Compartilhava as frustrações de uma nação perder tanta verba com corrupção, como o Brasil, com Christos, meu motorista em Mykonos e ele lembrou: corrupção existe em vários países, não se deve parar de lutar contra esse mal, porque ele pode contaminar uma economia saudável irreversivelmente.

Na sexta, depois de correr trinta minutos e ensaiar quatro horas, almoço um carneiro em uma viela charmosa que dá para a rua do teatro. Todos falam grego comigo. Dizem que tenho cara de grega. Me sinto incluída!

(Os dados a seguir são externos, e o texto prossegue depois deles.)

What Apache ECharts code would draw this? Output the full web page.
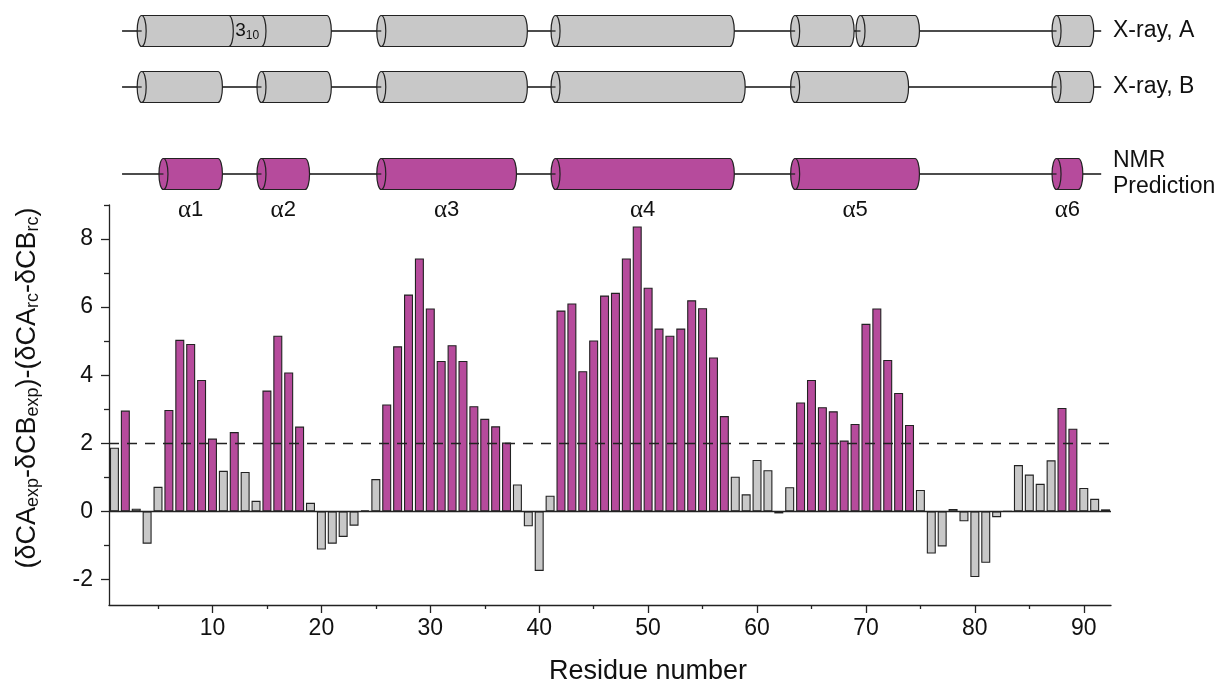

Observo que os gregos são unidos. Podem estar em momento difícil, mas mantêm a classe, o charme e a calma. São ritualísticos e, a princípio, racionais; com  poesia. O país que mais influenciou a formação de nossa identidade ocidental, hoje, não consegue identificar seu futuro. Mas permanece. A fé cristã ortodoxa inquestionável é somente uma das sinalizações que esse é um lugar onde as coisas ficam. Dúvidas, nunca tiveram tantas. Mas uma das instituições que seguram a base desse país é a família. Idosos são muitos. Mas são na maioria cuidados diligentemente por sua descendência.
No festival, uma surpresa boa: os concertos tinham excelente público. Estavam ávidos por boa música. Quando toquei o trio nº. 2 de Brahms, com o violoncelista pernambucano radicado nos EUA, Léo Altino, e o violinista grego Yannos Margaziotis parecia que todo romantismo intelectual de Brahms se tornava mais visceral, mais experimental. Coisa que Brahms não é. Até o lirismo poético e confortável de Dvorak, testemunha de uma época de paz e prosperidade, tinha que ter uma dose de dúvida e sofrimento. A interpretação do mesmo texto realmente muda com os tempos. Ele reflete o repertório de emoções pertinente a uma determinada época. Foram assim os concertos desse festival na Grécia. Intensos e cheios de um certo abandono emocional.

Nessa atmosfera de dúvida, a paz ainda me emociona. O som sereno do vento. Permanente. Esse mar azul. O cuidado com a aparência e o interesse genuíno pelo estrangeiro. Estratégia. Uma palavra que eles inventaram, assim como tantas outras, parece hoje perder o Kratos (poder). Gregos não conseguem identificar a estratégia para manutenção no seu futuro, cada vez mais incerto.